SUPPLIED DATA →
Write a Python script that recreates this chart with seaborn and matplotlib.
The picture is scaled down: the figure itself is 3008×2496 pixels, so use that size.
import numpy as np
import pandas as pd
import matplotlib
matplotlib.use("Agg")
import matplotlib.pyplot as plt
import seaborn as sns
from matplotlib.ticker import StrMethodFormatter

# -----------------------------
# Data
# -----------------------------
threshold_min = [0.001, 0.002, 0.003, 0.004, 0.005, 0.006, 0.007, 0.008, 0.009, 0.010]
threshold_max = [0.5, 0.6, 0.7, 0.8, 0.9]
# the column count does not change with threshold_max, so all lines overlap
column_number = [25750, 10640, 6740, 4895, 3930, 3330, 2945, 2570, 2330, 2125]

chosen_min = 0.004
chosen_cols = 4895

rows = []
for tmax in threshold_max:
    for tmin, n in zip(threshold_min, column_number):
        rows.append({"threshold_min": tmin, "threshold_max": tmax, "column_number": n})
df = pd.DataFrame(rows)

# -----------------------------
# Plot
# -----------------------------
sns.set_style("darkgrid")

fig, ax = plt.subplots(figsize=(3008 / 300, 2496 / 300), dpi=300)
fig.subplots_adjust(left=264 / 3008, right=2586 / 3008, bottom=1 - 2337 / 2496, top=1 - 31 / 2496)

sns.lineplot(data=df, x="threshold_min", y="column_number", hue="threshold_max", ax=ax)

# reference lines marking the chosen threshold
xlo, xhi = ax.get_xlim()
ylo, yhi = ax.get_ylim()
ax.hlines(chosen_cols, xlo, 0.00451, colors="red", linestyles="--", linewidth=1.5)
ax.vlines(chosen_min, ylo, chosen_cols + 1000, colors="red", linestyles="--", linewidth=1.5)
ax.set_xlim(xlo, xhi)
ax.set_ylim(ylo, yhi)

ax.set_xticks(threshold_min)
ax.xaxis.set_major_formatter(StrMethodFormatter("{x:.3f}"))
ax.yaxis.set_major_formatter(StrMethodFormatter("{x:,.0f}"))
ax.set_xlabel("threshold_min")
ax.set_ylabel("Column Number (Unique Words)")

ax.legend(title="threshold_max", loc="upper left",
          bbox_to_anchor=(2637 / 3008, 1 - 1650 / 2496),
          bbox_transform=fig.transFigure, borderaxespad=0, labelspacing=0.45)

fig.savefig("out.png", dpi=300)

TASK OBJECTIVE → Set down every line of the listing above again, exactly as given.

COMPLETE RESPONSE →
Write a Python script that recreates this chart with seaborn and matplotlib.
The picture is scaled down: the figure itself is 3008×2496 pixels, so use that size.
import numpy as np
import pandas as pd
import matplotlib
matplotlib.use("Agg")
import matplotlib.pyplot as plt
import seaborn as sns
from matplotlib.ticker import StrMethodFormatter

# -----------------------------
# Data
# -----------------------------
threshold_min = [0.001, 0.002, 0.003, 0.004, 0.005, 0.006, 0.007, 0.008, 0.009, 0.010]
threshold_max = [0.5, 0.6, 0.7, 0.8, 0.9]
# the column count does not change with threshold_max, so all lines overlap
column_number = [25750, 10640, 6740, 4895, 3930, 3330, 2945, 2570, 2330, 2125]

chosen_min = 0.004
chosen_cols = 4895

rows = []
for tmax in threshold_max:
    for tmin, n in zip(threshold_min, column_number):
        rows.append({"threshold_min": tmin, "threshold_max": tmax, "column_number": n})
df = pd.DataFrame(rows)

# -----------------------------
# Plot
# -----------------------------
sns.set_style("darkgrid")

fig, ax = plt.subplots(figsize=(3008 / 300, 2496 / 300), dpi=300)
fig.subplots_adjust(left=264 / 3008, right=2586 / 3008, bottom=1 - 2337 / 2496, top=1 - 31 / 2496)

sns.lineplot(data=df, x="threshold_min", y="column_number", hue="threshold_max", ax=ax)

# reference lines marking the chosen threshold
xlo, xhi = ax.get_xlim()
ylo, yhi = ax.get_ylim()
ax.hlines(chosen_cols, xlo, 0.00451, colors="red", linestyles="--", linewidth=1.5)
ax.vlines(chosen_min, ylo, chosen_cols + 1000, colors="red", linestyles="--", linewidth=1.5)
ax.set_xlim(xlo, xhi)
ax.set_ylim(ylo, yhi)

ax.set_xticks(threshold_min)
ax.xaxis.set_major_formatter(StrMethodFormatter("{x:.3f}"))
ax.yaxis.set_major_formatter(StrMethodFormatter("{x:,.0f}"))
ax.set_xlabel("threshold_min")
ax.set_ylabel("Column Number (Unique Words)")

ax.legend(title="threshold_max", loc="upper left",
          bbox_to_anchor=(2637 / 3008, 1 - 1650 / 2496),
          bbox_transform=fig.transFigure, borderaxespad=0, labelspacing=0.45)

fig.savefig("out.png", dpi=300)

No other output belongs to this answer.